Exercise goal » Your copy of the material below should match it exactly, except that it holds no pictures.

Recorded data »
▶

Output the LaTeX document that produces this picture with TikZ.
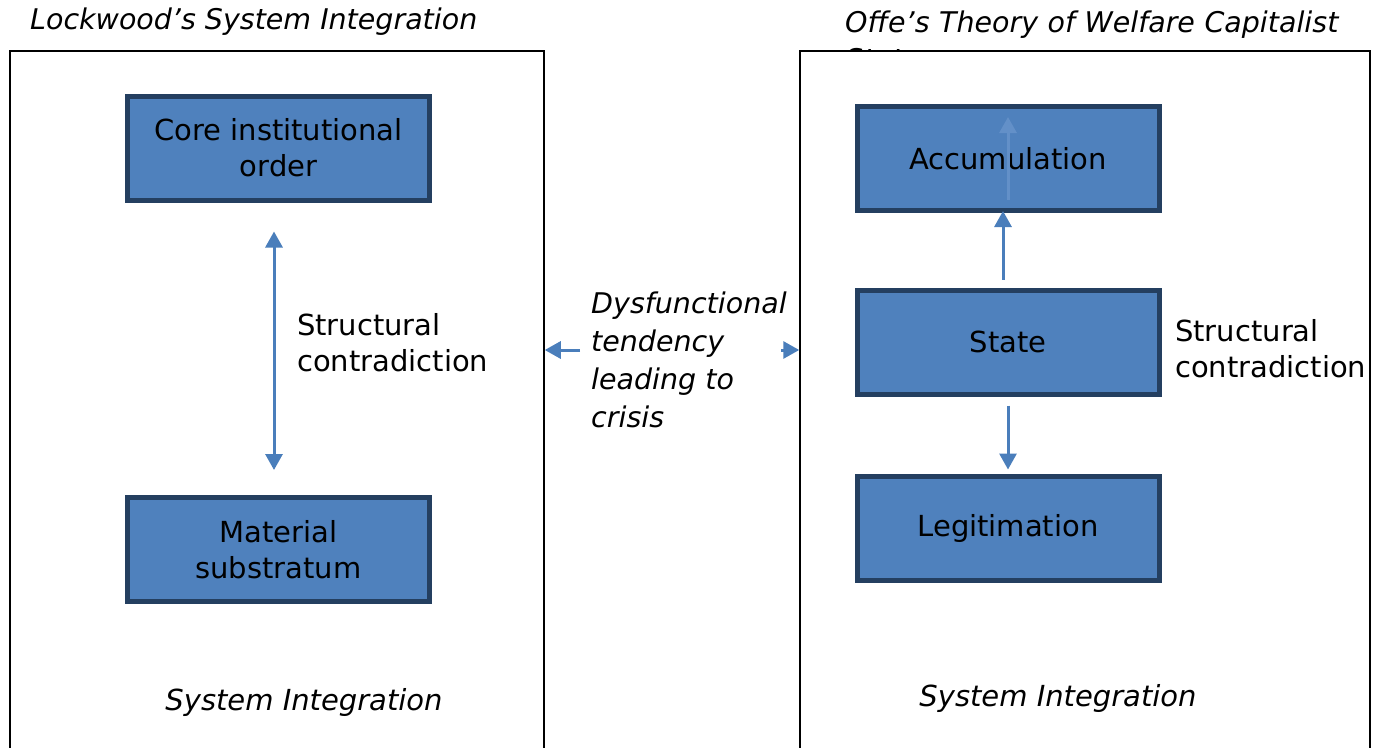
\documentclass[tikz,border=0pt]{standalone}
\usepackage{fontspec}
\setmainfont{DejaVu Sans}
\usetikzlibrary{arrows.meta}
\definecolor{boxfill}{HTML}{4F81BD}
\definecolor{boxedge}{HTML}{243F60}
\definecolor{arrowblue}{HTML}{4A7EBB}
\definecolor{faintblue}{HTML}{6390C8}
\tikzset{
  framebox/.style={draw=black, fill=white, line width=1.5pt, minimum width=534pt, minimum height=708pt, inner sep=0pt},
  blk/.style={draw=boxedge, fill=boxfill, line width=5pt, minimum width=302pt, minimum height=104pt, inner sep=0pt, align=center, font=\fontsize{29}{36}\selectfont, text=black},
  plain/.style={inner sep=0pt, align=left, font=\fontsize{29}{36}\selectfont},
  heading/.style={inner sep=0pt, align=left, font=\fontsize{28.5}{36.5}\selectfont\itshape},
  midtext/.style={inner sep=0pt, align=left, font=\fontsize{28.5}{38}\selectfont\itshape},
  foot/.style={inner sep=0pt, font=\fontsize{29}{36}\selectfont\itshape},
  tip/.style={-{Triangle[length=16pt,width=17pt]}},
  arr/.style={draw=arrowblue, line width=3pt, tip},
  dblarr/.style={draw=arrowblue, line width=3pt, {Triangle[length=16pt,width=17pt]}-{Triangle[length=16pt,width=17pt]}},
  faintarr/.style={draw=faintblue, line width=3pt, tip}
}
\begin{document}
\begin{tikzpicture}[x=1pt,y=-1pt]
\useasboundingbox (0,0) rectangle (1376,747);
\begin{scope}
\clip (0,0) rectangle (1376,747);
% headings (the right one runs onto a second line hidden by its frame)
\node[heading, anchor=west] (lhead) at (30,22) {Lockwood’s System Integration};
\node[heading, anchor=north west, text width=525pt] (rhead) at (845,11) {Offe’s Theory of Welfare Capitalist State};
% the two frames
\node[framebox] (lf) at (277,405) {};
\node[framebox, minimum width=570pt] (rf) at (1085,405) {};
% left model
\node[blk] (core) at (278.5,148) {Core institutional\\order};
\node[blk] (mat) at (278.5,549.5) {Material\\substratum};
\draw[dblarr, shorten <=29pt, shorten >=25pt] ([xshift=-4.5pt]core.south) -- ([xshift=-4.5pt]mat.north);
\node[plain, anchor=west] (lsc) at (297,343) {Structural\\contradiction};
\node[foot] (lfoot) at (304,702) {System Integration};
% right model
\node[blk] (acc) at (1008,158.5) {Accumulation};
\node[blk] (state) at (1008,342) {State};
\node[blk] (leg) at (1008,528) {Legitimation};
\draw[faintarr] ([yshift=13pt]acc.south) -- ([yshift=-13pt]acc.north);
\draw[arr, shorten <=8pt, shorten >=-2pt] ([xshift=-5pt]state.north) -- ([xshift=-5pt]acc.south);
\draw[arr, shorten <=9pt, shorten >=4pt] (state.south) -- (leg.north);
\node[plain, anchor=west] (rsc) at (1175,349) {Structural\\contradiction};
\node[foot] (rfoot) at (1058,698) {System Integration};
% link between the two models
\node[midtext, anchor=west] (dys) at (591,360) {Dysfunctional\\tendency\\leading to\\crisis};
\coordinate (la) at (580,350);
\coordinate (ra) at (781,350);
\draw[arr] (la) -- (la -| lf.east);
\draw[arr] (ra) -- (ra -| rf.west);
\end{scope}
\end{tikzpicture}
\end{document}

◀

Final answer »
Output the LaTeX document that produces this picture with TikZ.
\documentclass[tikz,border=0pt]{standalone}
\usepackage{fontspec}
\setmainfont{DejaVu Sans}
\usetikzlibrary{arrows.meta}
\definecolor{boxfill}{HTML}{4F81BD}
\definecolor{boxedge}{HTML}{243F60}
\definecolor{arrowblue}{HTML}{4A7EBB}
\definecolor{faintblue}{HTML}{6390C8}
\tikzset{
  framebox/.style={draw=black, fill=white, line width=1.5pt, minimum width=534pt, minimum height=708pt, inner sep=0pt},
  blk/.style={draw=boxedge, fill=boxfill, line width=5pt, minimum width=302pt, minimum height=104pt, inner sep=0pt, align=center, font=\fontsize{29}{36}\selectfont, text=black},
  plain/.style={inner sep=0pt, align=left, font=\fontsize{29}{36}\selectfont},
  heading/.style={inner sep=0pt, align=left, font=\fontsize{28.5}{36.5}\selectfont\itshape},
  midtext/.style={inner sep=0pt, align=left, font=\fontsize{28.5}{38}\selectfont\itshape},
  foot/.style={inner sep=0pt, font=\fontsize{29}{36}\selectfont\itshape},
  tip/.style={-{Triangle[length=16pt,width=17pt]}},
  arr/.style={draw=arrowblue, line width=3pt, tip},
  dblarr/.style={draw=arrowblue, line width=3pt, {Triangle[length=16pt,width=17pt]}-{Triangle[length=16pt,width=17pt]}},
  faintarr/.style={draw=faintblue, line width=3pt, tip}
}
\begin{document}
\begin{tikzpicture}[x=1pt,y=-1pt]
\useasboundingbox (0,0) rectangle (1376,747);
\begin{scope}
\clip (0,0) rectangle (1376,747);
% headings (the right one runs onto a second line hidden by its frame)
\node[heading, anchor=west] (lhead) at (30,22) {Lockwood’s System Integration};
\node[heading, anchor=north west, text width=525pt] (rhead) at (845,11) {Offe’s Theory of Welfare Capitalist State};
% the two frames
\node[framebox] (lf) at (277,405) {};
\node[framebox, minimum width=570pt] (rf) at (1085,405) {};
% left model
\node[blk] (core) at (278.5,148) {Core institutional\\order};
\node[blk] (mat) at (278.5,549.5) {Material\\substratum};
\draw[dblarr, shorten <=29pt, shorten >=25pt] ([xshift=-4.5pt]core.south) -- ([xshift=-4.5pt]mat.north);
\node[plain, anchor=west] (lsc) at (297,343) {Structural\\contradiction};
\node[foot] (lfoot) at (304,702) {System Integration};
% right model
\node[blk] (acc) at (1008,158.5) {Accumulation};
\node[blk] (state) at (1008,342) {State};
\node[blk] (leg) at (1008,528) {Legitimation};
\draw[faintarr] ([yshift=13pt]acc.south) -- ([yshift=-13pt]acc.north);
\draw[arr, shorten <=8pt, shorten >=-2pt] ([xshift=-5pt]state.north) -- ([xshift=-5pt]acc.south);
\draw[arr, shorten <=9pt, shorten >=4pt] (state.south) -- (leg.north);
\node[plain, anchor=west] (rsc) at (1175,349) {Structural\\contradiction};
\node[foot] (rfoot) at (1058,698) {System Integration};
% link between the two models
\node[midtext, anchor=west] (dys) at (591,360) {Dysfunctional\\tendency\\leading to\\crisis};
\coordinate (la) at (580,350);
\coordinate (ra) at (781,350);
\draw[arr] (la) -- (la -| lf.east);
\draw[arr] (ra) -- (ra -| rf.west);
\end{scope}
\end{tikzpicture}
\end{document}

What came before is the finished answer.